The first commercial scale plant dedicated to recycling laminated plastics and aluminium packaging has entered the final stage of commissioning.
The Alconbury facility has been built by Enval, a spin-off of the Department of Chemical Engineering at the University of Cambridge. Enval’s business development director, David Boorman, told MRW it will start commercial operations by the end of the year.
The plant will process up to 2,000 tonnes of laminated packaging material per year turning it into some 200 tonnes of aluminium and 1,400 tonnes of unrefined oil through a process called pyrolysis (described below).
The gas produced during the process will be used to generate electricity, enough to power the facility.
Enval claims the plant is the first of its kind in the world.
Boorman said the facility would be a demonstration to attract potential buyers, especially large waste management companies.
Enval wants the technology to be used at material recycling facilities (MRFs) to recover of aluminium from packaging. Boorman estimated the recycled aluminium produced would be worth as much as 60% of the equivalent amount of raw aluminium.
“This is a material that at the moment is going to landfill or incineration,” he said. “When we start showing the financial returns of recovery the aluminium, it starts becoming really attractive.”
The plant can process unwashed post-consumer laminate packaging, as well as the non-paper output from beverage carton recycling.
Boorman declined to reveal the price of the facility, saying that it was part of a confidential commercial agreement.
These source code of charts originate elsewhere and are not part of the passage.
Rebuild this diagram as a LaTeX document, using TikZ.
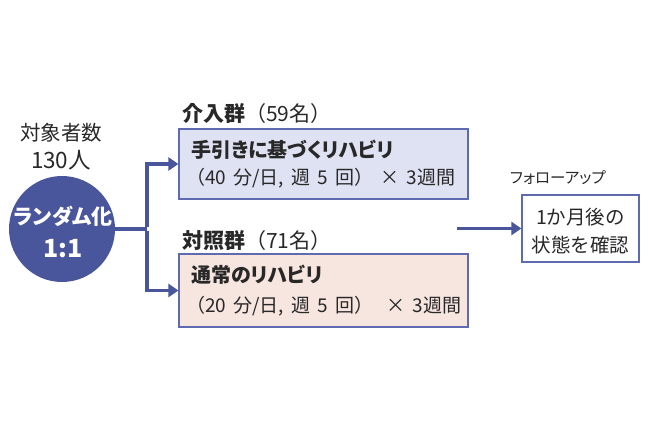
\documentclass[tikz,border=0pt]{standalone}
\usepackage{fontspec}
\setmainfont{Noto Sans CJK JP}
\newfontfamily\pfont[RawFeature=+palt]{Noto Sans CJK JP}
\usetikzlibrary{arrows.meta}
\definecolor{mainblue}{RGB}{74,86,156}
\definecolor{boxline}{RGB}{96,106,176}
\definecolor{boxafill}{RGB}{223,226,243}
\definecolor{boxbfill}{RGB}{247,229,223}
\definecolor{txt}{RGB}{40,40,40}
\newcommand\gp{\hspace{0.38em}}
\tikzset{
  conn/.style={draw=mainblue, line width=3.6pt},
  arr/.style={conn, -{Triangle[length=10pt,width=13pt]}},
  groupbox/.style={draw=boxline, line width=1.2pt, minimum width=289pt, inner sep=0pt},
  ttl/.style={anchor=west, inner sep=0pt, text=txt, font=\pfont\fontsize{20}{22}\selectfont\bfseries},
  sub/.style={anchor=west, inner sep=0pt, text=txt, font=\fontsize{19}{21}\selectfont},
  lbl/.style={anchor=west, inner sep=0pt, text=txt, font=\fontsize{21}{23}\selectfont},
  plain/.style={inner sep=0pt, text=txt, font=\fontsize{19.5}{22}\selectfont},
}
\begin{document}
\begin{tikzpicture}[x=1pt,y=-1pt]
\useasboundingbox (0,0) rectangle (649,433);
% left
\node[plain, font=\fontsize{20.5}{23}\selectfont] (n1) at (61,133) {対象者数};
\node[plain, font=\fontsize{22.5}{25}\selectfont] (n2) at (61,160) {130人};
\node[circle, fill=mainblue, minimum size=106pt, inner sep=0pt] (circ) at (62,229) {};
\node[inner sep=0pt, text=white, font=\pfont\fontsize{21}{23}\selectfont\bfseries] (r1) at (63,216) {ランダム化};
\node[inner sep=0pt, text=white, font=\fontsize{25}{28}\selectfont\bfseries] (r2) at (63,249) {1:1};
% boxes
\node[groupbox, fill=boxafill, minimum height=70pt] (boxa) at (323.5,164) {};
\node[groupbox, fill=boxbfill, minimum height=73pt] (boxb) at (323.5,290.5) {};
\node[lbl] (la) at (182,113) {\textbf{介入群}（59名）};
\node[lbl] (lb) at (182,241) {\textbf{対照群}（71名）};
\node[ttl] (ta) at (191,150) {手引きに基づくリハビリ};
\node[sub] (sa) at (186,178) {（40\gp 分/日,\gp 週\gp 5\gp 回）\gp ×\gp 3週間};
\node[ttl] (tb) at (191,275) {通常のリハビリ};
\node[sub] (sb) at (186,306) {（20\gp 分/日,\gp 週\gp 5\gp 回）\gp\hspace{0.3em}×\gp 3週間};
% follow-up
\node[draw=boxline, line width=1.2pt, fill=white, minimum width=117pt, minimum height=67pt, inner sep=0pt] (fu) at (580.5,228.5) {};
\node[inner sep=0pt, text=txt, font=\pfont\fontsize{15.5}{18}\selectfont] (fl) at (558,178) {フォローアップ};
\node[plain] (f1) at (580.5,217) {1か月後の};
\node[plain] (f2) at (580.5,245) {状態を確認};
% connectors
\coordinate (j) at (147,229);
\coordinate (a0) at (457,228.5);
\draw[conn] (circ.east) -- (j);
\draw[arr] ([yshift=1.8pt]j) |- (boxa.west);
\draw[arr] ([yshift=-1.8pt]j) |- (boxb.west);
\draw[arr] (a0) -- (fu.west);
\end{tikzpicture}
\end{document}
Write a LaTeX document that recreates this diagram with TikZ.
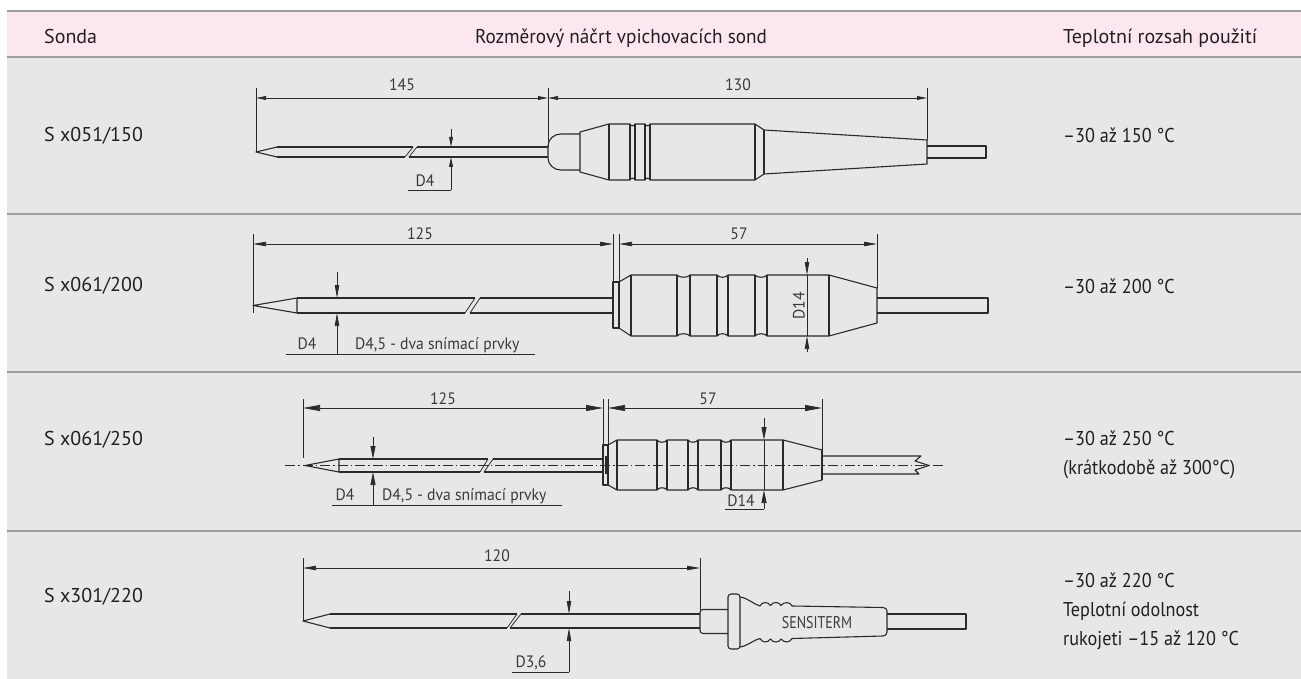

However, he said that Enval expected the payback period for buyers to be in the three to four-year range.
A deal with a major waste management company was already being discussed, he said.
Works on the commercial scale plant started in November 2012, after Enval obtained financial support from three packaging producers, Kraft Foods, Nestle and Mondelez International. Before that, the company had tested the process with a bench scale plant based in Cambridge University and a pilot plant located in an engineering facility in Luton.
The feedstock gets shredded and then transported to an oven that contains carbon materials. Two generators create microwaves that are channelled into the oven. Inside, the packaging materials enter into contact with the carbon.
As a result of the heat - between 400 and 500 degrees celsius - the plastics components of the packaging materials turn into gas (20%) and oil (80%). The oil that can be used as fuel to generate electricity or as feedstock for speciality chemicals.
The gas is either cooled and turned into oil or used in a generator that produces electricity to power the plant. The aluminium output is in the form of flakes (picture above). The process produces no other residues.